--- begin DATASET EXCERPT ---

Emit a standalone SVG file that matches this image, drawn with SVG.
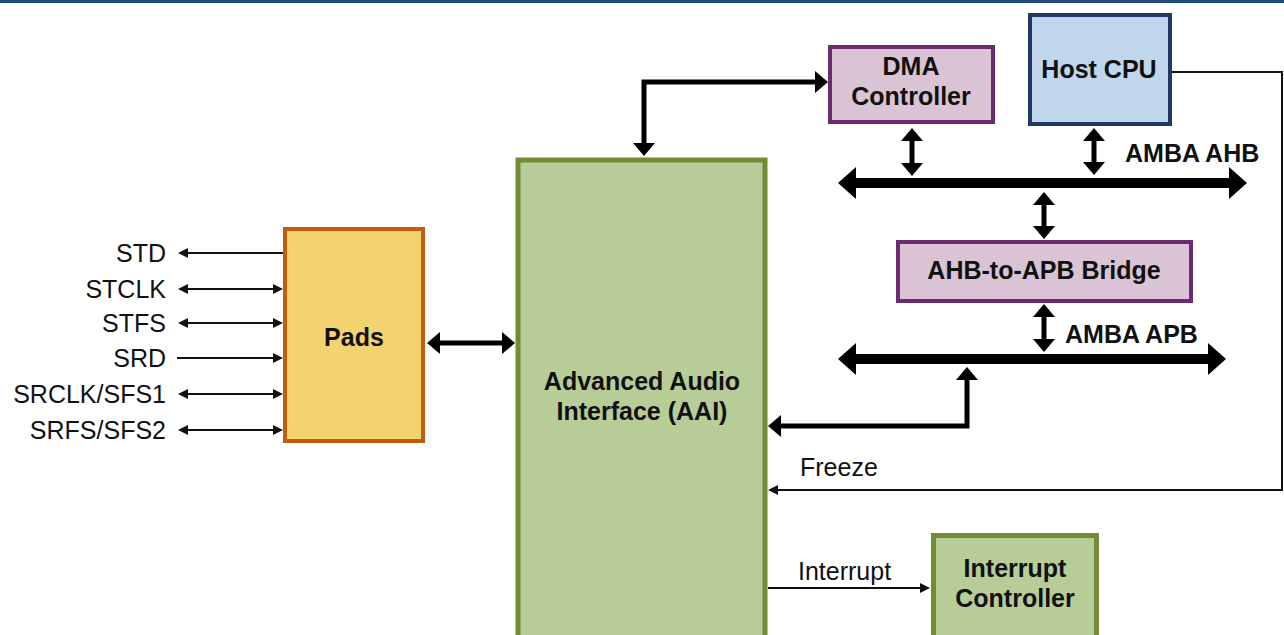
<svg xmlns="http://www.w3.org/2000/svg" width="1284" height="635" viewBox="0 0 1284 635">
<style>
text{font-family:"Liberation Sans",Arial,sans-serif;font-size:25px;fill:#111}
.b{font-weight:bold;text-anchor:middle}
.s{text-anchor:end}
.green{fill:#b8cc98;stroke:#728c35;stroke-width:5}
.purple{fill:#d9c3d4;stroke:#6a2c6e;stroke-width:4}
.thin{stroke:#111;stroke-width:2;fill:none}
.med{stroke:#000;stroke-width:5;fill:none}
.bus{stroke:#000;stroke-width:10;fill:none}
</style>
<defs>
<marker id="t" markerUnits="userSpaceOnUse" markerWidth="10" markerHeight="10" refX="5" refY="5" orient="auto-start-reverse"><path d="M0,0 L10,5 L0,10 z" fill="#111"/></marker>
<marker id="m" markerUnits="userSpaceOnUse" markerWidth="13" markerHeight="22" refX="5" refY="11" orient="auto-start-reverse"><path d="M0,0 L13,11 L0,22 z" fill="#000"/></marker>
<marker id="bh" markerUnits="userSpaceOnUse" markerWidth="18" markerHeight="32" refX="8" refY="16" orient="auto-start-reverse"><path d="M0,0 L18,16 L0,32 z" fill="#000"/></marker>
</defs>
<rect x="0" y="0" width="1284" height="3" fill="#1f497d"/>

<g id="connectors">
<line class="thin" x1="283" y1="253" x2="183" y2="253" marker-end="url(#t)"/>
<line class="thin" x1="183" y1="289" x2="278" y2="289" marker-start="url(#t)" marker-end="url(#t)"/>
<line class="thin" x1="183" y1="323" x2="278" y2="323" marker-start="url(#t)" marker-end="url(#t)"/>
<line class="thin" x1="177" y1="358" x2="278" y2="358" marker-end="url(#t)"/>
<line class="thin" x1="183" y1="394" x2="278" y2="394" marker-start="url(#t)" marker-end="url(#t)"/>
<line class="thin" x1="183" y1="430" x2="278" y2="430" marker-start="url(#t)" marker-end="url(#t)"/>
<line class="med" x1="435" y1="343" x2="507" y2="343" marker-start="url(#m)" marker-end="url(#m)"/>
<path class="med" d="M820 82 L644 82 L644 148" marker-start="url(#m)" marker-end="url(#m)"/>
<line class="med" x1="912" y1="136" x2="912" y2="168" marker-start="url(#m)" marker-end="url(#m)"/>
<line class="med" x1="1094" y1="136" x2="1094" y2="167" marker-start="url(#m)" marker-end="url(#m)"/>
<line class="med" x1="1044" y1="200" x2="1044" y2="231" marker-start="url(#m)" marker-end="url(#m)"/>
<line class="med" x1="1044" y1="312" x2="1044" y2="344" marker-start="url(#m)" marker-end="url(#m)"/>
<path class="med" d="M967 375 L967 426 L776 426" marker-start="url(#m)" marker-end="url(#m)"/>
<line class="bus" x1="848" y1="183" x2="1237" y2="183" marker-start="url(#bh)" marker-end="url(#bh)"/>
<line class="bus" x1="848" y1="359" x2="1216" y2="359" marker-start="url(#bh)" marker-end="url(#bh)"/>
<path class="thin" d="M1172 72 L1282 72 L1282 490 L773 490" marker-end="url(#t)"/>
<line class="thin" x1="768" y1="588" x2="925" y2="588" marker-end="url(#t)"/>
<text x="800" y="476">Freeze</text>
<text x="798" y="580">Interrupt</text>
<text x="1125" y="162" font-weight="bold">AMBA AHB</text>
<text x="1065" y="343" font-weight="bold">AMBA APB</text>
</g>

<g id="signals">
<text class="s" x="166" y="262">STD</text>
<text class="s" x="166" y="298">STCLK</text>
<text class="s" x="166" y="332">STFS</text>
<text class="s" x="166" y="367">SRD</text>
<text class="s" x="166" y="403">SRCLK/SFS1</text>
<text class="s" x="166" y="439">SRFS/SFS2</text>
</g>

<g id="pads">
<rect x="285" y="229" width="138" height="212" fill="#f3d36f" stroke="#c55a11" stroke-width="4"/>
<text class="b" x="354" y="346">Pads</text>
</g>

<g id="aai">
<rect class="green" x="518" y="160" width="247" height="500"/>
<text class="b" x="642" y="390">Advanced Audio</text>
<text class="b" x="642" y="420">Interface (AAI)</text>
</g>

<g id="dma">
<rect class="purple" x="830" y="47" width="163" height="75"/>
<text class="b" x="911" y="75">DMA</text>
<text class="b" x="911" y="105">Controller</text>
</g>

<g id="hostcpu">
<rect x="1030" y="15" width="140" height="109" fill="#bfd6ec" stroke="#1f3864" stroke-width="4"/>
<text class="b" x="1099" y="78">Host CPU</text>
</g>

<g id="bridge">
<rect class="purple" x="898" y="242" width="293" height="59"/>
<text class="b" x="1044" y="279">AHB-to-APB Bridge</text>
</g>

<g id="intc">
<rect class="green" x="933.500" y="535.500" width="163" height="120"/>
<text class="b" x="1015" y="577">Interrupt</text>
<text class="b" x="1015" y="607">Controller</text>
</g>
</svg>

--- end DATASET EXCERPT ---

### SHORT TASK
Omit the pictures and output all of the other material exactly.

### RESULT OF THIS TASK
Emit a standalone SVG file that matches this image, drawn with SVG.
<svg xmlns="http://www.w3.org/2000/svg" width="1284" height="635" viewBox="0 0 1284 635">
<style>
text{font-family:"Liberation Sans",Arial,sans-serif;font-size:25px;fill:#111}
.b{font-weight:bold;text-anchor:middle}
.s{text-anchor:end}
.green{fill:#b8cc98;stroke:#728c35;stroke-width:5}
.purple{fill:#d9c3d4;stroke:#6a2c6e;stroke-width:4}
.thin{stroke:#111;stroke-width:2;fill:none}
.med{stroke:#000;stroke-width:5;fill:none}
.bus{stroke:#000;stroke-width:10;fill:none}
</style>
<defs>
<marker id="t" markerUnits="userSpaceOnUse" markerWidth="10" markerHeight="10" refX="5" refY="5" orient="auto-start-reverse"><path d="M0,0 L10,5 L0,10 z" fill="#111"/></marker>
<marker id="m" markerUnits="userSpaceOnUse" markerWidth="13" markerHeight="22" refX="5" refY="11" orient="auto-start-reverse"><path d="M0,0 L13,11 L0,22 z" fill="#000"/></marker>
<marker id="bh" markerUnits="userSpaceOnUse" markerWidth="18" markerHeight="32" refX="8" refY="16" orient="auto-start-reverse"><path d="M0,0 L18,16 L0,32 z" fill="#000"/></marker>
</defs>
<rect x="0" y="0" width="1284" height="3" fill="#1f497d"/>

<g id="connectors">
<line class="thin" x1="283" y1="253" x2="183" y2="253" marker-end="url(#t)"/>
<line class="thin" x1="183" y1="289" x2="278" y2="289" marker-start="url(#t)" marker-end="url(#t)"/>
<line class="thin" x1="183" y1="323" x2="278" y2="323" marker-start="url(#t)" marker-end="url(#t)"/>
<line class="thin" x1="177" y1="358" x2="278" y2="358" marker-end="url(#t)"/>
<line class="thin" x1="183" y1="394" x2="278" y2="394" marker-start="url(#t)" marker-end="url(#t)"/>
<line class="thin" x1="183" y1="430" x2="278" y2="430" marker-start="url(#t)" marker-end="url(#t)"/>
<line class="med" x1="435" y1="343" x2="507" y2="343" marker-start="url(#m)" marker-end="url(#m)"/>
<path class="med" d="M820 82 L644 82 L644 148" marker-start="url(#m)" marker-end="url(#m)"/>
<line class="med" x1="912" y1="136" x2="912" y2="168" marker-start="url(#m)" marker-end="url(#m)"/>
<line class="med" x1="1094" y1="136" x2="1094" y2="167" marker-start="url(#m)" marker-end="url(#m)"/>
<line class="med" x1="1044" y1="200" x2="1044" y2="231" marker-start="url(#m)" marker-end="url(#m)"/>
<line class="med" x1="1044" y1="312" x2="1044" y2="344" marker-start="url(#m)" marker-end="url(#m)"/>
<path class="med" d="M967 375 L967 426 L776 426" marker-start="url(#m)" marker-end="url(#m)"/>
<line class="bus" x1="848" y1="183" x2="1237" y2="183" marker-start="url(#bh)" marker-end="url(#bh)"/>
<line class="bus" x1="848" y1="359" x2="1216" y2="359" marker-start="url(#bh)" marker-end="url(#bh)"/>
<path class="thin" d="M1172 72 L1282 72 L1282 490 L773 490" marker-end="url(#t)"/>
<line class="thin" x1="768" y1="588" x2="925" y2="588" marker-end="url(#t)"/>
<text x="800" y="476">Freeze</text>
<text x="798" y="580">Interrupt</text>
<text x="1125" y="162" font-weight="bold">AMBA AHB</text>
<text x="1065" y="343" font-weight="bold">AMBA APB</text>
</g>

<g id="signals">
<text class="s" x="166" y="262">STD</text>
<text class="s" x="166" y="298">STCLK</text>
<text class="s" x="166" y="332">STFS</text>
<text class="s" x="166" y="367">SRD</text>
<text class="s" x="166" y="403">SRCLK/SFS1</text>
<text class="s" x="166" y="439">SRFS/SFS2</text>
</g>

<g id="pads">
<rect x="285" y="229" width="138" height="212" fill="#f3d36f" stroke="#c55a11" stroke-width="4"/>
<text class="b" x="354" y="346">Pads</text>
</g>

<g id="aai">
<rect class="green" x="518" y="160" width="247" height="500"/>
<text class="b" x="642" y="390">Advanced Audio</text>
<text class="b" x="642" y="420">Interface (AAI)</text>
</g>

<g id="dma">
<rect class="purple" x="830" y="47" width="163" height="75"/>
<text class="b" x="911" y="75">DMA</text>
<text class="b" x="911" y="105">Controller</text>
</g>

<g id="hostcpu">
<rect x="1030" y="15" width="140" height="109" fill="#bfd6ec" stroke="#1f3864" stroke-width="4"/>
<text class="b" x="1099" y="78">Host CPU</text>
</g>

<g id="bridge">
<rect class="purple" x="898" y="242" width="293" height="59"/>
<text class="b" x="1044" y="279">AHB-to-APB Bridge</text>
</g>

<g id="intc">
<rect class="green" x="933.500" y="535.500" width="163" height="120"/>
<text class="b" x="1015" y="577">Interrupt</text>
<text class="b" x="1015" y="607">Controller</text>
</g>
</svg>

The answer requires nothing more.